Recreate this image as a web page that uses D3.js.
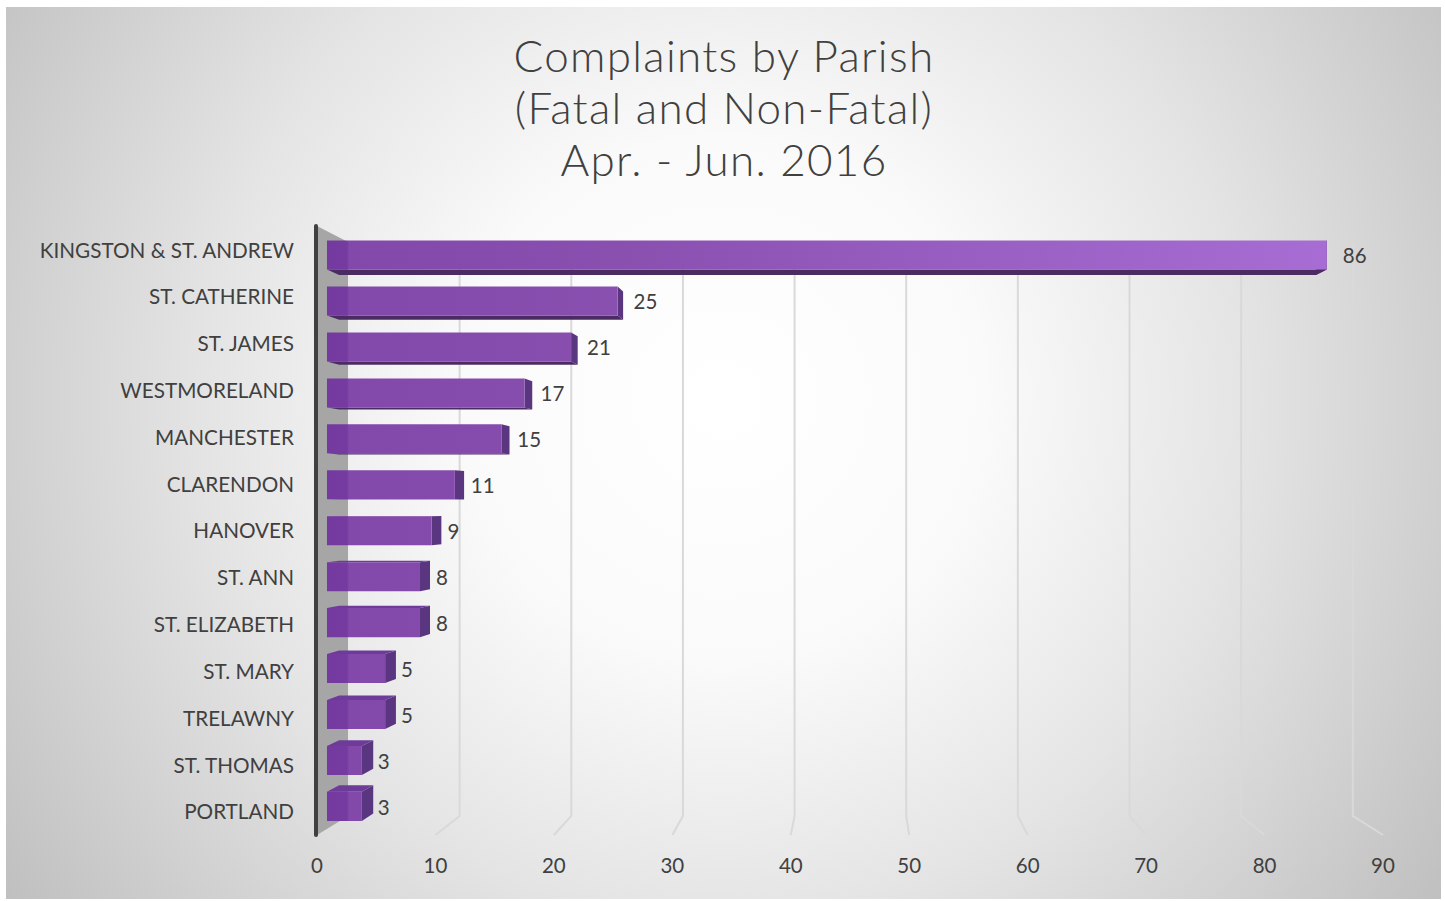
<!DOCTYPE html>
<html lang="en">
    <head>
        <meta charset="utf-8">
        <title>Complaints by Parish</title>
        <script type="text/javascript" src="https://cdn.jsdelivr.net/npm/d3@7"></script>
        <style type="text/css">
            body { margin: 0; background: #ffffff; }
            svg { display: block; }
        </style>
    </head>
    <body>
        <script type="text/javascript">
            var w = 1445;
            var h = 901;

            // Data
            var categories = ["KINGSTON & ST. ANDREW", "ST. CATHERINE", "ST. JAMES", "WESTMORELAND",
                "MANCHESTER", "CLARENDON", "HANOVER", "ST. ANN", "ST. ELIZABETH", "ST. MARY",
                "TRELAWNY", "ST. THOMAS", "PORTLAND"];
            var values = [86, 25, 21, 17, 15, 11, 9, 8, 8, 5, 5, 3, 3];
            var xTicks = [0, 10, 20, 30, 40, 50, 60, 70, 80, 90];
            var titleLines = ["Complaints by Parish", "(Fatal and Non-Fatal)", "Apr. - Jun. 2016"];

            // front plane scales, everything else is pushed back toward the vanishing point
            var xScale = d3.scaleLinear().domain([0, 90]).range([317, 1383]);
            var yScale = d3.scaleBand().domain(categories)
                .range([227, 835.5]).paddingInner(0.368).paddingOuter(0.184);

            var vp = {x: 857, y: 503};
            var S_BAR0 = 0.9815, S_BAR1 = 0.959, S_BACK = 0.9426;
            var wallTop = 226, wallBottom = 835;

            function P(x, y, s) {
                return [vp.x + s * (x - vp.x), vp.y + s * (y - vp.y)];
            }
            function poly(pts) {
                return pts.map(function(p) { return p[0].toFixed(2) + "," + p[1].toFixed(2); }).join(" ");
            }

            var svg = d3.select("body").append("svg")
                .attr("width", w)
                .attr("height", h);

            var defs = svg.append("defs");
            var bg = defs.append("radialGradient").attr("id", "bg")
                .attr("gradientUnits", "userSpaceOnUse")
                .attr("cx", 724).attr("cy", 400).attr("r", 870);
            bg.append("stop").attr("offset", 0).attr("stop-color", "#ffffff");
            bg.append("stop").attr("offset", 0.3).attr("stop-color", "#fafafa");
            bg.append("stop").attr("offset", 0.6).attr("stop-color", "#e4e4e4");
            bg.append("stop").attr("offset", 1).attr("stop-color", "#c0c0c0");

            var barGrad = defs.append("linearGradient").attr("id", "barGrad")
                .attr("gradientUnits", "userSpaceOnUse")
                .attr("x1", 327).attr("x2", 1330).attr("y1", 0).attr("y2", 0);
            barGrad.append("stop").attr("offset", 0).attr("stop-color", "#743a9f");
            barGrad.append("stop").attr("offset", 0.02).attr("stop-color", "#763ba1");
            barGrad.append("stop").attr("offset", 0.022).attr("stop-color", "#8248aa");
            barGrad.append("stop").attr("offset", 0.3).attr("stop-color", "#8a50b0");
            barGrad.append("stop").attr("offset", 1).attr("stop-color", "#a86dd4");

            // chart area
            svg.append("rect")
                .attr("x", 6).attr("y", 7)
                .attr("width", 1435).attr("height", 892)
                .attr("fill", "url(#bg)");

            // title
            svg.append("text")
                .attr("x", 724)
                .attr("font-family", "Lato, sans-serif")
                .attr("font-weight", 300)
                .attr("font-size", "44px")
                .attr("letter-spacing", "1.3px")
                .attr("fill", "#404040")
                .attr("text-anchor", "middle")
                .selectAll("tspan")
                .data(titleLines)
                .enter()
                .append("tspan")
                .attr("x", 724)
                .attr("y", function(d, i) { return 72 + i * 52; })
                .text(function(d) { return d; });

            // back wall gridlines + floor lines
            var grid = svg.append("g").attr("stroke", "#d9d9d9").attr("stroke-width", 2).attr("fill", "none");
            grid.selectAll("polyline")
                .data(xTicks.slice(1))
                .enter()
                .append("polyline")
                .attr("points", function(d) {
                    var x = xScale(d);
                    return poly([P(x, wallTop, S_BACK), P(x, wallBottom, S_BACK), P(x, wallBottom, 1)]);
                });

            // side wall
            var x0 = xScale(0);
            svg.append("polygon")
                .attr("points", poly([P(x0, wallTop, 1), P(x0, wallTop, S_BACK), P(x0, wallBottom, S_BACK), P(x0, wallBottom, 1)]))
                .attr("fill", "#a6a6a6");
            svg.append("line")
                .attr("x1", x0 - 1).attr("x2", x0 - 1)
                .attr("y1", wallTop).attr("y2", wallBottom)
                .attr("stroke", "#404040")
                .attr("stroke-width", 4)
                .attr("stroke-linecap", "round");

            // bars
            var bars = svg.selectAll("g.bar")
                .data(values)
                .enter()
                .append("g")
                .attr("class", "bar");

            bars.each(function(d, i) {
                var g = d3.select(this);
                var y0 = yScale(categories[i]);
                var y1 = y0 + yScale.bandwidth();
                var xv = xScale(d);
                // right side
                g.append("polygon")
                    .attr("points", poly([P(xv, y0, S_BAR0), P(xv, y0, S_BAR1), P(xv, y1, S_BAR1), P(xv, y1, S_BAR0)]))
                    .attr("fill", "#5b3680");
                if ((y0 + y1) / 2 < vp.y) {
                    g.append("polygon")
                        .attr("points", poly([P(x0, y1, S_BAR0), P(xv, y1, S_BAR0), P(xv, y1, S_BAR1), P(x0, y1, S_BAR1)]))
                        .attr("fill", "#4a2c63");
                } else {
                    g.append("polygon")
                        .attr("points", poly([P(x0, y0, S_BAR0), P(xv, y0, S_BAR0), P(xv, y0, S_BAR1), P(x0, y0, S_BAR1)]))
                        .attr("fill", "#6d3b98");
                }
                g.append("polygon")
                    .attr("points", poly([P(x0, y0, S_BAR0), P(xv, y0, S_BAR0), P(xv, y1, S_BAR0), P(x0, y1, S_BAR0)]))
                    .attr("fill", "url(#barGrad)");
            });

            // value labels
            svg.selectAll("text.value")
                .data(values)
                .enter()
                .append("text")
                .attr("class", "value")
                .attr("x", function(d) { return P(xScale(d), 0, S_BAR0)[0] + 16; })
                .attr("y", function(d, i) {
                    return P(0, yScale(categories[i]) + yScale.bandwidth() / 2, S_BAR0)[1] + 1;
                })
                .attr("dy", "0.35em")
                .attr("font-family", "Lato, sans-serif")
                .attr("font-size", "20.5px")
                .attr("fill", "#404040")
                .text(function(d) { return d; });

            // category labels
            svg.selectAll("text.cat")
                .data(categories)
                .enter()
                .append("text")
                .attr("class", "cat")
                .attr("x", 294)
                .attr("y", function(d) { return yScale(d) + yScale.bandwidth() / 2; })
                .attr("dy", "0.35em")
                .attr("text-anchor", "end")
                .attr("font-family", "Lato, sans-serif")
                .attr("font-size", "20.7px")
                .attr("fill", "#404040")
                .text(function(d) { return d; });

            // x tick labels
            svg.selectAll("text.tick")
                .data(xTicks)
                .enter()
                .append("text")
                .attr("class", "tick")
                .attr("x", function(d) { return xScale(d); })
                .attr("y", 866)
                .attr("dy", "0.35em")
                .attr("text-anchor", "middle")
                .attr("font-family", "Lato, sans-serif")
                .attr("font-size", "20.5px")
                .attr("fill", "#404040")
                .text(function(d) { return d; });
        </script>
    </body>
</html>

▶ [Task to carry out]:
Exactly restate the lines from the beginning of the data through the line with "var wallTop = 226, wallBottom", and no others, keeping pictures out.

▶ [Result of this exercise]:
Recreate this image as a web page that uses D3.js.
<!DOCTYPE html>
<html lang="en">
    <head>
        <meta charset="utf-8">
        <title>Complaints by Parish</title>
        <script type="text/javascript" src="https://cdn.jsdelivr.net/npm/d3@7"></script>
        <style type="text/css">
            body { margin: 0; background: #ffffff; }
            svg { display: block; }
        </style>
    </head>
    <body>
        <script type="text/javascript">
            var w = 1445;
            var h = 901;

            // Data
            var categories = ["KINGSTON & ST. ANDREW", "ST. CATHERINE", "ST. JAMES", "WESTMORELAND",
                "MANCHESTER", "CLARENDON", "HANOVER", "ST. ANN", "ST. ELIZABETH", "ST. MARY",
                "TRELAWNY", "ST. THOMAS", "PORTLAND"];
            var values = [86, 25, 21, 17, 15, 11, 9, 8, 8, 5, 5, 3, 3];
            var xTicks = [0, 10, 20, 30, 40, 50, 60, 70, 80, 90];
            var titleLines = ["Complaints by Parish", "(Fatal and Non-Fatal)", "Apr. - Jun. 2016"];

            // front plane scales, everything else is pushed back toward the vanishing point
            var xScale = d3.scaleLinear().domain([0, 90]).range([317, 1383]);
            var yScale = d3.scaleBand().domain(categories)
                .range([227, 835.5]).paddingInner(0.368).paddingOuter(0.184);

            var vp = {x: 857, y: 503};
            var S_BAR0 = 0.9815, S_BAR1 = 0.959, S_BACK = 0.9426;
            var wallTop = 226, wallBottom = 835;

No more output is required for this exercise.